A defiant Blair said yesterday the decision had been “the hardest, most momentous, most agonising... I took in 10 years as British Prime Minister.”
When asked if invading Iraq was a mistake, he insisted: “I believe we made the right decision and the world is better and safer.”
The former Labour leader also claimed the Chilcot report dismissed long-standing allegations that he deliberately lied to the British public and purposefully manipulated intelligence in making the case for war.
GORDON BROWN. Chancellor of the Exchequer, 1997-2007
Brown was the second most powerful politician in the UK at the time of invasion, wielding considerable influence over a large number of Labour MPs as well running the treasury. There was much speculation in the weeks before the decision to attack was made that he could wield a veto on whether to commit British troops.
But the former Fife MP has consistently backed the 2003 war. In his appearance before the Chilcot inquiry in 2010, he denied starving UK armed forces of equipment, and insisted every request he made as chancellor was met.
He told Chilcot the invasion was “the right decision for the right reasons” and added “everything that Mr Blair did during this period, he did properly”.
Brown, and the wider treasury, were regularly blamed in sections of the press for not allocating sufficient resources to properly equip British troops.
However, the Chilcot report said it could find “no evidence that any department or individual assumed ownership or was assigned responsibility” for what happened after the invasion.
It added the Ministry of Defence was slow to address problems and branded its preparations as “wholly inadequate”.
As Prime Minister, Gordon Brown announced in July 2009 an inquiry would be held into the UK’s involvement in Iraq, covering the period 2003-2009.
It was intended to report in 2011, but was repeatedly delayed until this week - a delay of five years.
ROBIN COOK. Leader of the House of Commons, 2001-2003
Cook was the most high profile of the 139 Labour MPs who voted against the invasion on March 19, 2003. The Livingston MP, a former Foreign Secretary, had resigned from Tony Blair’s cabinet two days previously.
Under Westminster house rules, resignation speeches have no time limit. In a speech before a packed of House of Commons, Cook said: “I cannot support a war without international agreement or domestic support.”
He added: “None of us can predict the death toll of civilians from the forthcoming bombardment of Iraq, but the US warning of a bombing campaign that will ‘shock and awe’ makes it likely that casualties will be numbered at least in the thousands.
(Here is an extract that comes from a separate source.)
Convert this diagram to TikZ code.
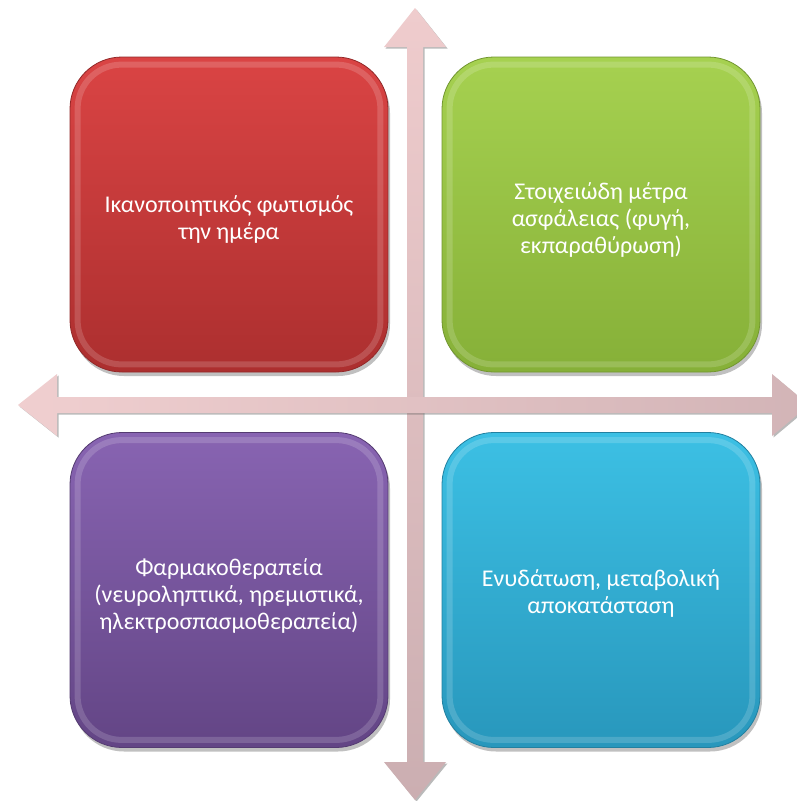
\documentclass[tikz,border=0pt]{standalone}
\usepackage{fontspec}
\setmainfont{Carlito}
\usetikzlibrary{shadows}
\definecolor{redtop}{HTML}{DA4444}
\definecolor{redbot}{HTML}{AC2F2F}
\definecolor{greentop}{HTML}{A6D150}
\definecolor{greenbot}{HTML}{86B038}
\definecolor{purptop}{HTML}{8864B2}
\definecolor{purpbot}{HTML}{634585}
\definecolor{bluetop}{HTML}{3CC0E4}
\definecolor{bluebot}{HTML}{2897BC}
\definecolor{arrtop}{HTML}{EFCCCD}
\definecolor{arrbot}{HTML}{CBAEB1}
\begin{document}
\begin{tikzpicture}[x=1pt,y=-1pt,
  quad/.style={rounded corners=52pt, minimum width=318pt, minimum height=315pt, inner sep=0pt,
    drop shadow={shadow xshift=2pt,shadow yshift=-4pt,opacity=0.35,fill=black!70}},
  quadtext/.style={text=white, font=\fontsize{24}{27}\selectfont, align=center, inner sep=0pt},
  rim/.style={white, opacity=0.16, line width=6pt, rounded corners=44pt},
  arrowbody/.style={drop shadow={shadow xshift=1.5pt,shadow yshift=-1.5pt,opacity=0.45,fill=black!60}}
]
\clip (0,0) rectangle (797,801);
\useasboundingbox (0,0) rectangle (797,801);
\fill[white] (0,0) rectangle (797,801);

% vertical double arrow
\shade[arrowbody, top color=arrtop, bottom color=arrbot]
  (415,8) -- (446,47) -- (423,47) -- (423,762) -- (446,762) -- (415,800)
  -- (384,762) -- (407,762) -- (407,47) -- (384,47) -- cycle;
% horizontal double arrow
\shade[arrowbody, left color=arrtop!95!white, right color=arrbot!80!arrtop]
  (18,405) -- (57,374) -- (57,397) -- (772,397) -- (772,374) -- (809,405)
  -- (772,436) -- (772,413) -- (57,413) -- (57,436) -- cycle;

\node[quad, top color=redtop, bottom color=redbot, draw=redbot!85!black, line width=0.8pt]
  (red) at (229,214.5) {};
\node[quad, top color=greentop, bottom color=greenbot, draw=greenbot!85!black, line width=0.8pt]
  (green) at (601,214.5) {};
\node[quad, top color=purptop, bottom color=purpbot, draw=purpbot!85!black, line width=0.8pt]
  (purple) at (229,590) {};
\node[quad, top color=bluetop, bottom color=bluebot, draw=bluebot!85!black, line width=0.8pt]
  (blue) at (601,590) {};

\foreach \n in {red,green,purple,blue}{
  \draw[rim] ([shift={(8pt,-8pt)}]\n.north west) rectangle ([shift={(-8pt,8pt)}]\n.south east);
}

\node[quadtext] (redtxt) at ([yshift=-5pt]red.center) {Ικανοποιητικός φωτισμός\\την ημέρα};
\node[quadtext] (greentxt) at ([yshift=-5pt]green.center) {Στοιχειώδη μέτρα\\ασφάλειας (φυγή,\\εκπαραθύρωση)};
\node[quadtext] (purpletxt) at ([yshift=-6pt]purple.center) {Φαρμακοθεραπεία\\(νευροληπτικά, ηρεμιστικά,\\ηλεκτροσπασμοθεραπεία)};
\node[quadtext] (bluetxt) at ([yshift=-3pt]blue.center) {Ενυδάτωση, μεταβολική\\αποκατάσταση};
\end{tikzpicture}
\end{document}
“We cannot base our military strategy on the assumption that Saddam is weak and at the same time justify pre-emptive action on the claim that he is a threat.”
This last assertion was supported by the Chilcot report published 13 years later.
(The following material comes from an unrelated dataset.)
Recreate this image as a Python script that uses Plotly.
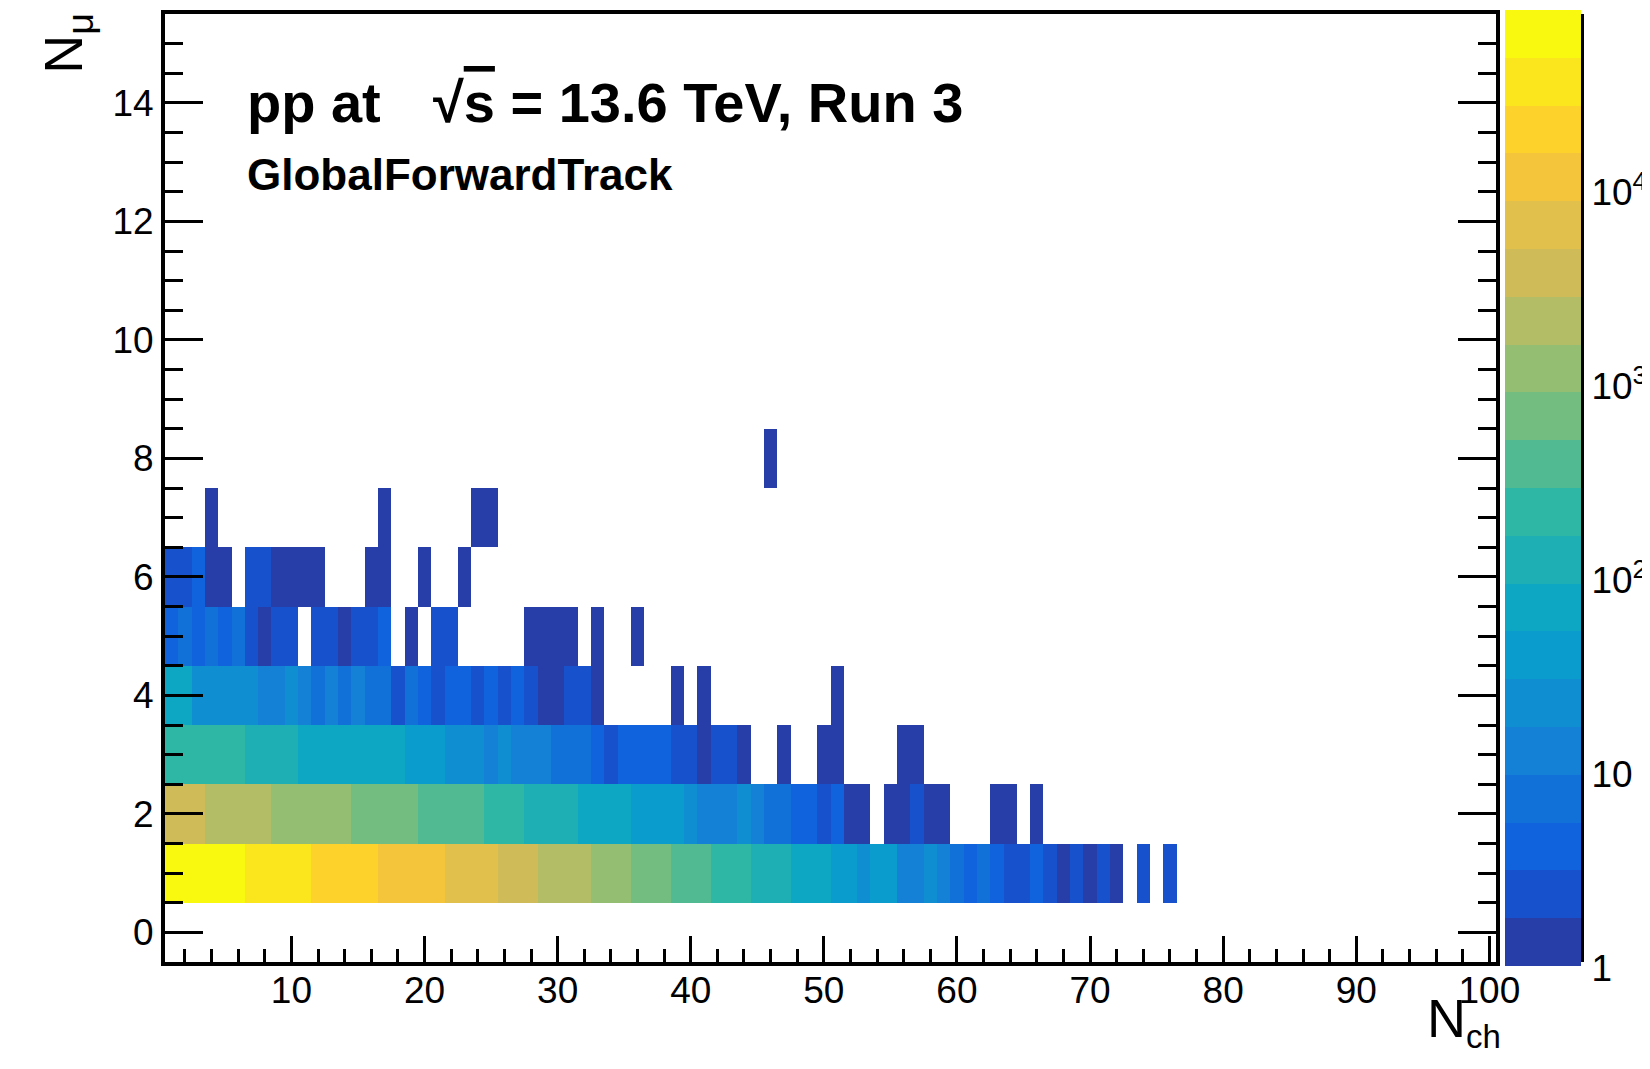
import numpy as np
import plotly.graph_objects as go

# ---------------- data (counts per N_ch bin, starting at N_ch = 1) ----------------
n_ch = list(range(1, 101))
n_mu = list(range(0, 16))

counts_mu1 = [70000, 66000, 61000, 55000, 50000, 46000,
              41000, 37000, 33000, 29500, 26500,
              23500, 21000, 18500, 16500, 14800,
              13200, 12000, 10800, 9600, 8500,
              7500, 6600, 5800, 5000,
              4300, 3700, 3100,
              2450, 2150, 1850, 1600,
              1350, 1150, 950,
              790, 660, 560,
              460, 390, 330,
              265, 220, 185,
              150, 125, 100,
              84, 70, 58,
              46, 38, 27, 33, 31,
              15, 13, 18, 12, 8,
              5, 6, 4, 3, 2, 4, 2, 1, 2, 1, 2, 1, 0, 2, 0, 2]
counts_mu2 = [3600, 3400, 3000,
              2500, 2300, 2100, 1900, 1650,
              1450, 1350, 1250, 1150, 1000, 900,
              820, 740, 660, 580, 510,
              460, 410, 365, 325, 290,
              255, 215, 180,
              150, 130, 110, 95,
              84, 72, 63, 55,
              48, 42, 36, 31,
              27, 16, 14, 12, 18, 10, 8, 7, 5, 4, 3, 4,
              1, 1, 0, 1, 1, 2, 1, 1, 0, 0, 0, 1, 1, 0, 1]
counts_mu3 = [260, 240, 220, 200, 185, 170,
              150, 130, 115, 100,
              88, 82, 76, 70, 65, 60, 56, 53,
              46, 40, 34,
              28, 24, 20, 15, 18, 15, 13, 11,
              9, 8, 7, 5, 3, 5, 4, 4, 4, 3, 2,
              1, 2, 2, 1, 0, 0, 1, 0, 0, 1, 1, 0, 0, 0, 0, 1, 1]
counts_mu4 = [60, 55, 28, 26, 24, 22, 20, 15, 14, 17,
              12, 8, 11, 7, 10, 7, 6, 3, 6, 5,
              3, 4, 4, 2, 4, 2, 4, 2, 1, 1,
              2, 2, 1, 0, 0, 0, 0, 0, 1, 0,
              1, 0, 0, 0, 0, 0, 0, 0, 0, 0, 1]
counts_mu5 = [5, 6, 5, 6, 5, 6, 3, 1, 2, 2,
              0, 2, 2, 1, 2, 2, 4, 0, 1, 0,
              2, 2, 0, 0, 0, 0, 0, 1, 1, 1,
              1, 0, 1, 0, 0, 1]
counts_mu6 = [2, 2, 4, 1, 1, 0, 2, 2, 1, 1,
              1, 1, 0, 0, 0, 1, 1, 0, 0, 1,
              0, 0, 1]
counts_mu7 = [0, 0, 0, 1, 0, 0, 0, 0, 0, 0,
              0, 0, 0, 0, 0, 0, 1, 0, 0, 0,
              0, 0, 0, 1, 1]
counts_mu8 = [0] * 45 + [1]

rows = {1: counts_mu1, 2: counts_mu2, 3: counts_mu3, 4: counts_mu4,
        5: counts_mu5, 6: counts_mu6, 7: counts_mu7, 8: counts_mu8}

cbar_tickvals = [0, 1, 2, 3, 4]
cbar_ticktext = ["1", "10", "10<sup>2</sup>", "10<sup>3</sup>", "10<sup>4</sup>"]
log_zmax = 4.89
n_contours = 20

# ---------------- build matrix of log10(counts) ----------------
z = [[None] * len(n_ch) for _ in n_mu]
for mu, vals in rows.items():
    for i, c in enumerate(vals):
        if c > 0:
            z[mu][i] = float(np.log10(c))

# ---------------- ROOT kBird palette, 20 discrete contour colours ----------------
stops = [0.0, 0.125, 0.25, 0.375, 0.5, 0.625, 0.75, 0.875, 1.0]
red = [0.2082, 0.0592, 0.0780, 0.0232, 0.1802, 0.5301, 0.8186, 0.9956, 0.9764]
green = [0.1664, 0.3599, 0.5041, 0.6419, 0.7178, 0.7492, 0.7328, 0.7862, 0.9832]
blue = [0.5293, 0.8684, 0.8385, 0.7914, 0.6425, 0.4662, 0.3499, 0.1968, 0.0539]


def bird(t):
    r = np.interp(t, stops, red)
    g = np.interp(t, stops, green)
    b = np.interp(t, stops, blue)
    return "rgb(%d,%d,%d)" % (round(r * 255), round(g * 255), round(b * 255))


colorscale = []
for i in range(n_contours):
    idx = int((i + 0.99) * 255 / n_contours)
    col = bird(idx / 255)
    colorscale.append([i / n_contours, col])
    colorscale.append([(i + 1) / n_contours, col])

# minor ticks of the log colour axis
minor_vals = [float(np.log10(m * 10 ** d)) for d in range(0, 5) for m in range(2, 10)
              if np.log10(m * 10 ** d) < log_zmax]

FONT = "Liberation Sans, Arial, Helvetica, sans-serif"

# page geometry (the html body adds an 8 px offset)
OFF = 8
W, H = 1650 - OFF, 1069 - OFF
area_left, area_right, area_top, area_bottom = 165, 1581, 10, 962
L = area_left - OFF
T = area_top - OFF
R = W + OFF - area_right
B = H + OFF - area_bottom
pw = area_right - area_left
ph = area_bottom - area_top
main_right = 1496
cb_left = 1505
x_main_end = (main_right - area_left) / pw
x_cb = (cb_left - area_left) / pw

fig = go.Figure()
fig.add_trace(go.Heatmap(
    x=n_ch, y=n_mu, z=z,
    zmin=0, zmax=log_zmax,
    colorscale=colorscale,
    xaxis="x", yaxis="y",
    colorbar=dict(x=x_cb, xanchor="left", y=0.5, yanchor="middle",
                  len=ph + 4, lenmode="pixels", thickness=area_right - cb_left,
                  thicknessmode="pixels", xpad=0, ypad=0, outlinewidth=0,
                  showticklabels=False, ticks=""),
))
# empty trace so that the colour-axis subplot exists
fig.add_trace(go.Scatter(x=[], y=[], xaxis="x2", yaxis="y2", showlegend=False))

TICKFONT = dict(family=FONT, size=37, color="black")
axis_common = dict(showgrid=False, zeroline=False, showline=True, linecolor="black",
                   linewidth=4, ticks="inside", tickcolor="black", tickwidth=3,
                   tickfont=TICKFONT)

fig.update_layout(
    width=W, height=H,
    margin=dict(l=L, r=R, t=T, b=B),
    paper_bgcolor="white", plot_bgcolor="white",
    font=dict(family=FONT, size=37, color="black"),
    showlegend=False,
    xaxis=dict(domain=[0, x_main_end], range=[0.5, 100.5], tickmode="linear",
               tick0=0, dtick=10, ticklen=26, mirror=True, ticklabelstandoff=-7,
               minor=dict(dtick=2, tick0=0, ticklen=13, tickwidth=3, ticks="inside",
                          tickcolor="black", showgrid=False),
               anchor="y", **axis_common),
    yaxis=dict(domain=[0, 1], range=[-0.5, 15.5], tickmode="linear",
               tick0=0, dtick=2, ticklen=38, mirror="ticks",
               minor=dict(dtick=0.5, tick0=0, ticklen=18, tickwidth=3, ticks="inside",
                          tickcolor="black", showgrid=False),
               anchor="x", **axis_common),
    xaxis2=dict(domain=[x_cb, 1], range=[0, 1], anchor="y2", visible=False),
    yaxis2=dict(domain=[0, 1], range=[0, log_zmax], anchor="x2", side="right",
                tickmode="array", tickvals=cbar_tickvals, ticktext=cbar_ticktext,
                ticks="inside", ticklen=38, tickwidth=3, tickcolor="black",
                showline=True, linecolor="black", linewidth=3,
                showgrid=False, zeroline=False, ticklabelshift=6,
                minor=dict(tickvals=minor_vals, ticklen=18, tickwidth=3,
                           ticks="inside", tickcolor="black", showgrid=False),
                tickfont=TICKFONT),
)


def px_x(p):
    return (p - area_left) / pw


def px_y(p):
    return (area_bottom - p) / ph


annotations = [
    dict(text="<b>pp at</b>", x=px_x(245), y=px_y(99), xanchor="left", yanchor="middle",
         font=dict(size=56)),
    dict(text="<b>√<span style='text-decoration:overline'>s</span> = 13.6 TeV, Run 3</b>",
         x=px_x(431), y=px_y(99), xanchor="left", yanchor="middle", font=dict(size=56)),
    dict(text="<b>GlobalForwardTrack</b>", x=px_x(245), y=px_y(171), xanchor="left",
         yanchor="middle", font=dict(size=44)),
    dict(text="N<sub><span style='font-size:33px'>ch</span></sub>", x=px_x(1425),
         y=px_y(1022), xanchor="left", yanchor="middle", font=dict(size=54)),
    dict(text="N<sub>μ</sub>", x=px_x(67), y=px_y(40), xanchor="center",
         yanchor="middle", textangle=-90, font=dict(size=54)),
]
for a in annotations:
    a.update(xref="paper", yref="paper", showarrow=False)
    a["font"].update(family=FONT, color="black")
fig.update_layout(annotations=annotations)

fig.write_html("out.html")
Cook died from a heart attack aged 59 in 2005.
His headstone in the Grange cemetery, Edinburgh, is inscribed the epitaph “I may not have succeeded in halting the war, but I did secure the right of parliament to decide on war.” It was chosen by his widow and two sons from his first marriage.
CHARLES KENNEDY. Leader of the Liberal Democrats, 2001-2006
Kennedy, former MP for Ross, Skye and Lochaber, was the only leader of a major UK party to voice his opposition to the invasion of Iraq.
The Highlander was branded a “spineless reptile” by one London newspaper in response and referred to as ‘Charlie Chamberlain’ by some MPs.
Kennedy stood down as Lib Dem leader in 2006 and lost his seat at the 2015 General Election. He died last year aged 55.
Tim Farron, the current party leader, said the Chilcot report had “vindicated” Kennedy’s judgement.
He said: “I hope those in the Labour and Conservative parties who were so forceful in their criticism of him and the Liberal Democrats at the time are equally forceful in their acknowledgements today that he was right.”